Answer: Lever arm length. Perpendicular distance from rotation axis to line of action of force.

Flashcard 16: What is the effect of balanced torques on an object?

Answer: The object is in rotational equilibrium. Equal and opposite torques cancel, producing no angular acceleration.

Flashcard 17: What is the effect of reducing force to zero on angular acceleration?

Answer: Angular acceleration becomes zero. No torque means no angular acceleration from $\tau = I\alpha$.

Flashcard 18: What is the unit of torque in the SI system?

Answer: Newton meter (Nm). Force times distance units, equivalent to joules for torque.

Flashcard 19: What is the effect on torque if force is applied perpendicular to lever arm?

Answer: Torque is maximized. Perpendicular force gives maximum torque since $\sin(90°) = 1$.

Flashcard 20: What symbol represents angular acceleration?

Answer: $\alpha$. Greek letter alpha represents the rate of change of angular velocity.

Flashcard 21: Identify the unit of moment of inertia in the SI system.

Answer: Kilogram meter squared (kg·m²). Mass times distance squared units from rotational inertia definition.

Flashcard 22: What condition must $\theta$ satisfy for maximum torque?

Answer: $\theta = 90^\circ$. When force is perpendicular to lever arm, $\sin\theta = 1$.

Flashcard 23: Calculate the moment of inertia for two masses, $m_1 = 2kg$ and $m_2 = 3kg$, at $r_1 = 1m$, $r_2 = 2m$.

Answer: $I = 2(1)^2 + 3(2)^2 = 14 kg·m²$. Sum individual contributions: $I = m_1r_1^2 + m_2r_2^2$.

Flashcard 24: What happens to angular acceleration if torque is doubled?

Answer: Angular acceleration doubles. From $\tau = I\alpha$, doubling $\tau$ doubles $\alpha$ when $I$ is constant.

Flashcard 25: What is the rotational analog of mass in linear motion?

Answer: Moment of inertia ($I$). Measures resistance to rotational acceleration, like mass for linear motion.

Flashcard 26: What does the angle $\theta$ in the torque formula signify?

Answer: Angle between force vector and lever arm. Determines the component of force that creates rotation.

Flashcard 27: What is the role of friction in rotational motion?

Answer: Can provide torque to change rotational motion. Friction forces can create torques about rotation axes.

Flashcard 28: What is the formula for the moment of inertia for a point mass?

Answer: $I = mr^2$. Mass times distance squared for a particle at distance $r$ from axis.

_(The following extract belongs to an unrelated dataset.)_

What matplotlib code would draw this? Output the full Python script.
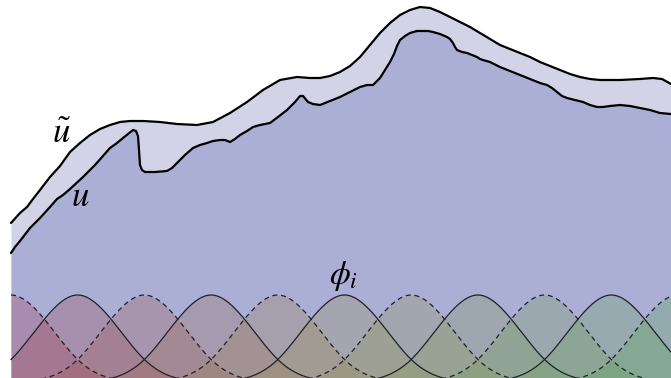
#!/usr/bin/env python

""" sketch of u, its smoothed version u~ and the basis functions phi_i """

import numpy as np
import matplotlib
matplotlib.use("Agg")
import matplotlib.pyplot as plt
from matplotlib.colors import LinearSegmentedColormap

# all positions in picture pixels, y measured down from the top edge
width, height = 671, 378
x0 = 11

# smoothed curve u~
ut_x = [11, 20, 27, 33, 40, 50, 60, 70, 80, 90, 100, 110, 120, 130, 143,
        160, 177, 197, 213, 230, 247, 263, 280, 297, 310, 320, 330, 340,
        350, 360, 370, 380, 390, 400, 410, 420, 430, 440, 450, 460, 470,
        480, 490, 500, 510, 520, 530, 540, 550, 560, 570, 580, 590, 600,
        620, 640, 653, 662, 671]
ut_y = [223, 213, 207, 199, 190, 177, 166, 152, 143, 135, 129, 125, 122,
        121, 121, 122, 124, 125, 122, 113, 102, 90, 80, 77, 78, 78, 76, 72,
        66, 57, 45, 33, 23, 15, 10, 7, 8, 12, 17, 22, 27, 33, 39, 45, 49,
        53, 57, 62, 66, 70, 74, 77, 79, 80, 80, 79, 78, 79, 84]

# rough curve u
u_x = [11, 15, 20, 30, 40, 50, 57, 63, 70, 83, 95, 110, 117, 123, 128,
       133, 136, 138, 139, 140, 142, 145, 155, 167, 172, 177, 185, 193,
       200, 207, 213, 220, 225, 230, 235, 240, 247, 253, 260, 270, 278,
       287, 295, 300, 303, 308, 313, 320, 330, 340, 350, 360, 367, 373,
       377, 380, 385, 390, 394, 397, 400, 405, 410, 417, 423, 428, 433,
       440, 447, 450, 453, 455, 457, 462, 467, 472, 477, 480, 483, 490,
       500, 510, 520, 530, 540, 547, 552, 557, 562, 567, 575, 583, 590,
       597, 603, 610, 620, 630, 640, 650, 660, 671]
u_y = [253, 247, 241, 228, 218, 207, 199, 195, 189, 177, 165, 148, 143,
       138, 134, 130, 131, 136, 150, 165, 170, 172, 172, 171, 168, 163,
       155, 148, 145, 143, 141, 140, 140, 142, 139, 135, 131, 127, 125,
       123, 117, 110, 102, 96, 96, 102, 104, 105, 101, 97, 92, 87, 85, 85,
       81, 78, 70, 62, 54, 46, 40, 36, 33, 31, 31, 31, 32, 34, 37, 39, 43,
       47, 50, 52, 53, 55, 57, 59, 60, 62, 67, 71, 75, 79, 83, 85, 88, 92,
       96, 98, 100, 102, 105, 107, 107, 106, 105, 106, 108, 110, 113, 114]

# basis functions phi_i
phi_centers = [11, 77.7, 144.4, 211.1, 277.8, 344.5, 411.2, 477.9, 544.6,
               611.3, 678.0]
phi_spacing = 66.7
phi_peak = 295
phi_base = 381


def bspline(t):
    """ cubic B-spline, scaled to 1 at t=0 """
    t = np.abs(t)
    out = np.zeros_like(t)
    m1 = t < 1
    m2 = (t >= 1) & (t < 2)
    out[m1] = (4 - 6 * t[m1]**2 + 3 * t[m1]**3) / 6
    out[m2] = (2 - t[m2])**3 / 6
    return out * 1.5


def main():

    plt.rcParams['mathtext.fontset'] = "stix"
    fig = plt.figure(figsize=(width / 100, height / 100), dpi=100)
    ax = fig.add_axes([0, 0, 1, 1])

    ax.fill_between(ut_x, ut_y, height, color="#d3d3e8", lw=0)
    ax.fill_between(u_x, u_y, height, color="#abaed5", lw=0)

    cmap = LinearSegmentedColormap.from_list(
        "phi", ["#a23a55", "#9a9158", "#5ea55a"])
    xs = np.linspace(x0, width, 1400)
    for i, c in enumerate(phi_centers):
        b = bspline((xs - c) / phi_spacing)
        y = phi_base - b * (phi_base - phi_peak)
        col = cmap(i / (len(phi_centers) - 1))
        ax.fill_between(xs, y, phi_base, where=b > 0, color=col,
                        alpha=0.3, lw=0)
        ls = (0, (4, 3)) if i % 2 == 0 else "-"
        ax.plot(xs[b > 0], y[b > 0], color="#202028", lw=0.9, ls=ls)

    ax.plot(ut_x, ut_y, color="black", lw=1.6, solid_capstyle="round",
            solid_joinstyle="round")
    ax.plot(u_x, u_y, color="black", lw=1.6, solid_capstyle="round",
            solid_joinstyle="round")

    ax.text(61, 133, r"$\tilde{u}$", fontsize=25, ha="center", va="center")
    ax.text(80, 196, r"$u$", fontsize=25, ha="center", va="center")
    ax.text(344, 276, r"$\phi_i$", fontsize=24, ha="center", va="center")

    ax.set_xlim(0, width)
    ax.set_ylim(height, 0)
    ax.axis("off")

    fig.savefig("out.png", dpi=100)

if __name__ == "__main__":

    main()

Flashcard 29: How is rotational inertia affected by distance from rotation axis?

Answer: Increases with distance squared. Moment of inertia proportional to $r^2$ in $I = mr^2$.

Flashcard 30: What does a non-zero net torque indicate about an object's motion?

Answer: The object is undergoing angular acceleration. Net torque causes change in angular velocity over time.